No, never. Never. And in my heart, I want to serve humanity. And there were no questions of agenda or anything in my mind. All the people who work with me are from many different religions. Some people drink, some are vegetarians, some are Brahmins, some are Christians; so it has been that kind of a vibe for the past 20-25 years, and I love that! You should never force yourself on other people. Or you should never let other people force themselves on you. I deal with Americans and the British, and I don`t make them uncomfortable, I think, and they don`t make me either. It`s the way you handle life. I`ve seen many people who drink, and then, I`ve seen people who`ve stunned me, like European composers who say, `Oh I don`t drink`, `I`m vegetarian`. You don`t expect that from, you know, a European composer... so it`s not a question of my beliefs, your beliefs, and all that, unless you make people feel that way.

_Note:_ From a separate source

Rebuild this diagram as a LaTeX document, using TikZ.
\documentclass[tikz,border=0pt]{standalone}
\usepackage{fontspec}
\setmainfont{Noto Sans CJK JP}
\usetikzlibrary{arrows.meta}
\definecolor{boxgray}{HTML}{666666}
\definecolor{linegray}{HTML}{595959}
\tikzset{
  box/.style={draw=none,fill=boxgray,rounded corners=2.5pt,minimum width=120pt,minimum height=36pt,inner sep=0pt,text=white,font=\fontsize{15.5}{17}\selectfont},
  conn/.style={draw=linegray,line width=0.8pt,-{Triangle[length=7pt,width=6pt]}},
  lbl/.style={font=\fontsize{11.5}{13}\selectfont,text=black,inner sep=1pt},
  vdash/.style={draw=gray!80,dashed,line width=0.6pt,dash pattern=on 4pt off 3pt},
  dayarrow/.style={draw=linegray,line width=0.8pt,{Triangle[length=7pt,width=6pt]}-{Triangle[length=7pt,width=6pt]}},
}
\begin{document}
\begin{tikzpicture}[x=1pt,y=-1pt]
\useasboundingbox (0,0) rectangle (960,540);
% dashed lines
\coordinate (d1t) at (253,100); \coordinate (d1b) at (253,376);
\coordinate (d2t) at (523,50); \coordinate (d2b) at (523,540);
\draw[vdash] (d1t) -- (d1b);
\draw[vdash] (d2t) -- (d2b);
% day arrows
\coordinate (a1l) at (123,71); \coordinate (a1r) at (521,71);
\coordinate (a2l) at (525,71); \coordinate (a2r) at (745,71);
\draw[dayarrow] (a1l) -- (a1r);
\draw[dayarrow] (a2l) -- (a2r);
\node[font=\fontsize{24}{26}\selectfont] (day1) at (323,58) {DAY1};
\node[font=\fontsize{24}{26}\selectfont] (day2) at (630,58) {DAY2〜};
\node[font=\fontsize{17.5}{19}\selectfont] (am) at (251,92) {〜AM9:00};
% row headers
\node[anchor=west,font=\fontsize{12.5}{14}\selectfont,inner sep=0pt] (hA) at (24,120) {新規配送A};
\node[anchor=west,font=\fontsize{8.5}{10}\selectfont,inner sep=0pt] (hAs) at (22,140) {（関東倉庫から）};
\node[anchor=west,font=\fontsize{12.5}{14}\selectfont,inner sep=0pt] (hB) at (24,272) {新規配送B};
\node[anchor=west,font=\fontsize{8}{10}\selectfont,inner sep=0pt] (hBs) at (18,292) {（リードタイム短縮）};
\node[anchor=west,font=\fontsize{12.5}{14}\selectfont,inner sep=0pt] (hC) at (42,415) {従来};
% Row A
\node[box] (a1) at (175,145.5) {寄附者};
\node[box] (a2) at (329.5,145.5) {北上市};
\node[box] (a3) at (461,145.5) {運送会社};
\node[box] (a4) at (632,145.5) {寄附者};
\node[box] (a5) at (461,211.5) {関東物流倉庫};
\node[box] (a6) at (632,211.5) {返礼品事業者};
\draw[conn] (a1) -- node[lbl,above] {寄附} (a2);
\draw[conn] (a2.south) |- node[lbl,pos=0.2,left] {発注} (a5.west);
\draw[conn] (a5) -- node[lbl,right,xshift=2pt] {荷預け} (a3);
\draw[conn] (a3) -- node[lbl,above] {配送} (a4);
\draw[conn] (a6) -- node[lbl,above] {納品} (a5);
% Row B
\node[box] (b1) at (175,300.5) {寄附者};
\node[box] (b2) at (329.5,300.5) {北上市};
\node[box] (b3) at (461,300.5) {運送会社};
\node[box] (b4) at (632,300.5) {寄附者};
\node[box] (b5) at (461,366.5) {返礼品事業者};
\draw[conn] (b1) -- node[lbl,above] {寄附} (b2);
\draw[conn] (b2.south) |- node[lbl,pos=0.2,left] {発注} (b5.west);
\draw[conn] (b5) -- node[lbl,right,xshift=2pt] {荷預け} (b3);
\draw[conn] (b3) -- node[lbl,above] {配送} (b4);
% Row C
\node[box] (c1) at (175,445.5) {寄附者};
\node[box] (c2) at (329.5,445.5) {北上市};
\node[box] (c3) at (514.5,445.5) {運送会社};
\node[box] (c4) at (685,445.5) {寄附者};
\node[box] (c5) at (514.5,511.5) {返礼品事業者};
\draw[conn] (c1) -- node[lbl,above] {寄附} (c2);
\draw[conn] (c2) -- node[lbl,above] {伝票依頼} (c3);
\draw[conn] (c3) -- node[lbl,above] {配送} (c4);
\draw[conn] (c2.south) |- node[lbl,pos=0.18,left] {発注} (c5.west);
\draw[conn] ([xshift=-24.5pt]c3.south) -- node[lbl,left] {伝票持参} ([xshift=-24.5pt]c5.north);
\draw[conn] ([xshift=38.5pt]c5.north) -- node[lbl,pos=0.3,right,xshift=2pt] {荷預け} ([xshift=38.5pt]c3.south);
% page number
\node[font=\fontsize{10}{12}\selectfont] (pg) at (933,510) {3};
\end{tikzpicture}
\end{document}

For you, your faith is a matter of choice. Like for Adnan Sami, his nationality is a matter of choice, not birth - it`s an informed choice rather than something you were born into. In that sense, you`re better placed to have a viewpoint in times of conflict, aren`t you?

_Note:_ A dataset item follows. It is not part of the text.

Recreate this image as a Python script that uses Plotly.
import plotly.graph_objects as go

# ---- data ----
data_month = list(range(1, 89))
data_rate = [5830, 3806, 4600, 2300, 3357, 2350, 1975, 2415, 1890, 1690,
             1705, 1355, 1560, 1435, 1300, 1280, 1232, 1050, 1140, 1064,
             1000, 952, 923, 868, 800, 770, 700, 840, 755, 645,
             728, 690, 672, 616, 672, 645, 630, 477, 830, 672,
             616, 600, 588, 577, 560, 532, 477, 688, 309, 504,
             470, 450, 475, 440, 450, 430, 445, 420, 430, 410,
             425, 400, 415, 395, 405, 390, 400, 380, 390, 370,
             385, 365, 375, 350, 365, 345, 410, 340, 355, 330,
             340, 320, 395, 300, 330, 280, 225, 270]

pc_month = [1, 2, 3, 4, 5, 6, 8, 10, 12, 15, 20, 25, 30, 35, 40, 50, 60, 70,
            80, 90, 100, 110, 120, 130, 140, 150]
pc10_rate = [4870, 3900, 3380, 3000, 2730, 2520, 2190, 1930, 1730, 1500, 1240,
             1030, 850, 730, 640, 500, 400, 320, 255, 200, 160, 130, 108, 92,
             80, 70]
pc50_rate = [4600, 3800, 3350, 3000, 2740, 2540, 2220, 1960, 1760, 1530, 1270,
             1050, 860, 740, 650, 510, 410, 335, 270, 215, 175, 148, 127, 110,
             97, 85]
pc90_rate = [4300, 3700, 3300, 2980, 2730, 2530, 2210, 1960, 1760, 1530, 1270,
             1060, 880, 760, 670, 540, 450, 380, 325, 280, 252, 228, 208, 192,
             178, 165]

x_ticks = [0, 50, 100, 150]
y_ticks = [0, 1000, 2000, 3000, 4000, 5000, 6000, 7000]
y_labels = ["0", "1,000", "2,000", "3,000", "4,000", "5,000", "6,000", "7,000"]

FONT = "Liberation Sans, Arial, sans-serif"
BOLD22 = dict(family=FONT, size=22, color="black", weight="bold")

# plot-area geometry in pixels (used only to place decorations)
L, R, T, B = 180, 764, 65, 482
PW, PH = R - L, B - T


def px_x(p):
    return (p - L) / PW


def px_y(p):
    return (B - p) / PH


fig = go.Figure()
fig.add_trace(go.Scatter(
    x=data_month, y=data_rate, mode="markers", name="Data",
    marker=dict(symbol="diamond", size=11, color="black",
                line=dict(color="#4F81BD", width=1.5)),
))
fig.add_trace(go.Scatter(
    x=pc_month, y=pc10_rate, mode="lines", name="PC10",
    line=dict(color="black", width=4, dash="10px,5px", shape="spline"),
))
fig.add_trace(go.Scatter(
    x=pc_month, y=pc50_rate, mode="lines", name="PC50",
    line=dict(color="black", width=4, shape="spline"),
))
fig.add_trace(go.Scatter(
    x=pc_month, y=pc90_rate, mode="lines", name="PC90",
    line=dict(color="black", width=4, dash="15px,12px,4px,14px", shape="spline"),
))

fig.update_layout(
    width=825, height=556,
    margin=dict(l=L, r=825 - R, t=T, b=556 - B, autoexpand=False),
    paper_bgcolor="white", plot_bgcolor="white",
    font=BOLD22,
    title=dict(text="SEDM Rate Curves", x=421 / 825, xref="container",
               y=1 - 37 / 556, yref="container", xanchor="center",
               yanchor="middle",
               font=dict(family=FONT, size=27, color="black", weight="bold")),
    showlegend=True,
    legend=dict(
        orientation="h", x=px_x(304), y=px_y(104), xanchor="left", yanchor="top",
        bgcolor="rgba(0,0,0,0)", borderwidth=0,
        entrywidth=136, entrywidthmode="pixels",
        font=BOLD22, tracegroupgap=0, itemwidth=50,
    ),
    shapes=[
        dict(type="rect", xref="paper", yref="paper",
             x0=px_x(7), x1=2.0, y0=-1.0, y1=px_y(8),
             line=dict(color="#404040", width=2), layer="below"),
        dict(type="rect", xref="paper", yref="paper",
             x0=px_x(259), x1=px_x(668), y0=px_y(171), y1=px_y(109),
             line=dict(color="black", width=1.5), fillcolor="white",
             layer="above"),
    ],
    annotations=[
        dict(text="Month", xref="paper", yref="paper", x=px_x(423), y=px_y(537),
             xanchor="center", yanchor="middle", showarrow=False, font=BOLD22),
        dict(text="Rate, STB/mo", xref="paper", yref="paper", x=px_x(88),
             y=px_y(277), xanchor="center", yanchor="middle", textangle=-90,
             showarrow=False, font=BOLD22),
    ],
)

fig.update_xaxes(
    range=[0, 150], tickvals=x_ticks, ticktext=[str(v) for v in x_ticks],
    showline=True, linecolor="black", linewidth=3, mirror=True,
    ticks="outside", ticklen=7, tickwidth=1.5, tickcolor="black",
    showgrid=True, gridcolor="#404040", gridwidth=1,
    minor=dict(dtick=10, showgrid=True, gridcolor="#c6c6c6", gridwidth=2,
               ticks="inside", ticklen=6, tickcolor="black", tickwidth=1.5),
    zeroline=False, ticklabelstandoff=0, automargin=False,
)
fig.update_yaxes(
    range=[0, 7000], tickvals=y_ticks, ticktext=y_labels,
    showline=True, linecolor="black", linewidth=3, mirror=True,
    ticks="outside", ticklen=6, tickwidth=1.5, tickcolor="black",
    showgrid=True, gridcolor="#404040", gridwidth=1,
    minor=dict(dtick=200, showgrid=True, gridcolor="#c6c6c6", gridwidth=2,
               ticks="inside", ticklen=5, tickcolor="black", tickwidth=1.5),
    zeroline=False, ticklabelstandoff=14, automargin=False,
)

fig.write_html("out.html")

For me, I think the teachings, or whatever we learn, should be reflected in your character, in your work, in your soul. Not just by the looks or what I speak or anything. I keep telling my children the same thing. The goodness of what you learn should come from your deeds, not from, you dressing a certain way, or looking a certain way. That doesn`t matter.

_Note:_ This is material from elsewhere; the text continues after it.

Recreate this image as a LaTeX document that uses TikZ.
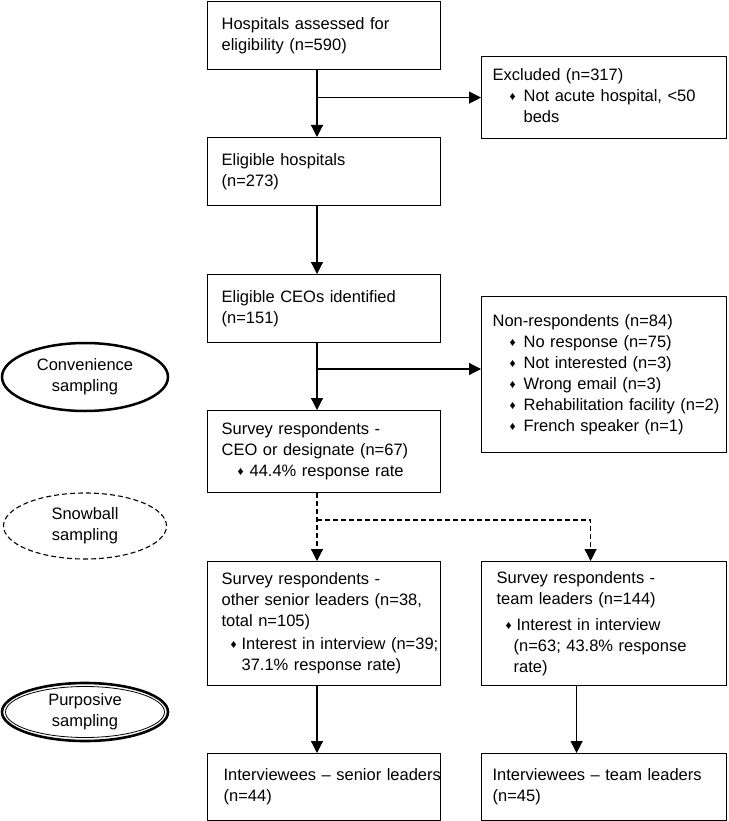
\documentclass[tikz,border=0pt]{standalone}
\usepackage{fontspec}
\setmainfont{Liberation Sans}
\usetikzlibrary{arrows.meta, shapes.geometric, calc}

\newcommand{\dia}{\raisebox{1.2pt}{\fontsize{12}{12}\selectfont ♦}}
\newcommand{\itm}[2]{\hspace*{#1}\makebox[#2][l]{\dia}}
\newcommand{\lines}[1]{\begin{tabular}{@{}l@{}}#1\end{tabular}}

\begin{document}
\begin{tikzpicture}[x=1pt, y=-1pt,
    every node/.style={font=\fontsize{16.5}{21}\selectfont},
    lbox/.style={draw, line width=1.2pt, anchor=north west, align=left,
        minimum width=233pt, text width=205pt, inner xsep=14pt, inner ysep=0pt},
    rbox/.style={draw, line width=1.2pt, anchor=north west, align=left,
        minimum width=245pt, text width=223pt, inner xsep=11pt, inner ysep=0pt},
    oval/.style={ellipse, draw, align=center, inner sep=0pt, minimum width=166pt},
    flow/.style={-{Triangle[length=12pt, width=12pt]}, line width=1.2pt},
    dflow/.style={flow, dash pattern=on 5pt off 3pt}]
        \useasboundingbox (0, 0) rectangle (728, 821);
        % left column
        \node[lbox, minimum height=68pt] (hosp) at (207, 1)
            {\lines{Hospitals assessed for\\eligibility (n=590)}};
        \node[lbox, minimum height=68pt] (elig) at (207, 137)
            {\lines{Eligible hospitals\\(n=273)}};
        \node[lbox, minimum height=68pt] (ceo) at (207, 274)
            {\lines{Eligible CEOs identified\\(n=151)}};
        \node[lbox, minimum height=82pt] (survceo) at (207, 410)
            {\lines{Survey respondents -\\CEO or designate (n=67)\\
            \itm{16pt}{12pt}44.4\% response rate}};
        \node[lbox, minimum height=124pt] (senior) at (207, 561)
            {\lines{Survey respondents -\\other senior leaders (n=38,\\
            total n=105)\\[2pt]
            \itm{9pt}{11pt}Interest in interview (n=39;\\
            \hspace*{20pt}37.1\% response rate)}};
        \node[lbox, minimum height=67pt, inner xsep=16pt, text width=201pt] (intsen)
            at (207, 753) {\lines{Interviewees – senior leaders\\(n=44)}};
        % right column
        \node[rbox, minimum height=82pt] (excl) at (481, 56)
            {\lines{Excluded (n=317)\\
            \itm{17pt}{14pt}Not acute hospital, <50\\
            \hspace*{31pt}beds}};
        \node[rbox, minimum height=156pt] (nonresp) at (481, 296)
            {\lines{Non-respondents (n=84)\\
            \itm{17pt}{14pt}No response (n=75)\\
            \itm{17pt}{14pt}Not interested (n=3)\\
            \itm{17pt}{14pt}Wrong email (n=3)\\
            \itm{17pt}{14pt}Rehabilitation facility (n=2)\\
            \itm{17pt}{14pt}French speaker (n=1)}};
        \node[rbox, minimum height=124pt, inner xsep=15pt, text width=215pt] (team)
            at (481, 561) {\lines{Survey respondents -\\team leaders (n=144)\\[5pt]
            \itm{9pt}{11pt}Interest in interview\\
            \hspace*{17pt}(n=63; 43.8\% response\\
            \hspace*{17pt}rate)}};
        \node[rbox, minimum height=67pt] (intteam) at (481, 753)
            {\lines{Interviewees – team leaders\\(n=45)}};
        % sampling ovals
        \node[oval, line width=2.5pt, minimum height=68pt] (conv) at (85, 377)
            {Convenience\\sampling};
        \node[oval, line width=1.1pt, dash pattern=on 5pt off 3pt,
            minimum height=66pt, minimum width=163pt] (snow) at (85, 526)
            {Snowball\\sampling};
        \node[oval, line width=2.6pt, minimum height=58pt] (purp) at (85, 712)
            {Purposive\\sampling};
        \draw[line width=0.8pt] (purp.center) ellipse [x radius=79.5pt, y radius=25.5pt];
        % connectors
        \coordinate (sp) at (317, 0);
        \coordinate (nb) at (317, 369);
        \coordinate (db) at (317, 520);
        \draw[flow] (hosp.south -| sp) -- (elig.north -| sp);
        \draw[flow] (sp |- excl.west) -- (excl.west);
        \draw[flow] (elig.south -| sp) -- (ceo.north -| sp);
        \draw[flow] (ceo.south -| sp) -- (survceo.north -| sp);
        \draw[flow] (nb) -- (nb -| nonresp.west);
        \draw[dflow] (survceo.south -| sp) -- (senior.north -| sp);
        \draw[dflow] (db) -| ([xshift=-13.5pt]team.north);
        \draw[flow] (senior.south -| sp) -- (intsen.north -| sp);
        \draw[flow] ([xshift=-27.5pt]team.south) -- ([xshift=-27.5pt]intteam.north);
    \end{tikzpicture}
\end{document}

Shouldn`t people like you necessarily be more vocal? Don the people who can explain the softer, more nuanced side of issues speak less frequently, and the shrill voices speak more frequently, as default?
The problem is, the moment you get into the frontline, of doing all this, you lose what you`re supposed to do, your music. I don`t have enough time for music alone, and I`m also writing a script. And it`s not my job, I don`t have to deal with politics and hatred and all that stuff. My job is to entertain and play beautiful music, and my spirituality comes into music, my spirituality comes in my words, whatever I say, and the way I behave with my colleagues. That`s it. And that is important. The most important thing is to keep doing good things. Because there are many good things which everybody can do, whether you take Muslims or anyone else, and they are doing it. Some people are doing it silently, I`ve seen many people like that. I`ve met the Nawab of Arcot, his son was telling me that their family has given out land to thousands of temples and churches. Nobody knows about it. They quietly do things. So, some of the prejudice is from half-baked knowledge, I would say. And I would say the media can also help a lot in countering the bad with the good. Not just polarizing... (silence) everything should be known to people and let people make their own judgment, instead of we telling them what to believe.
It`s, I think, emotional outpour rather than politics... because everybody has to see everyone, somewhere we all have to see everyone (if we are working together in this industry). And if we are in that (edgy) mode, I don`t think we can work. And that`s the truth. Because somewhere, everybody is connected.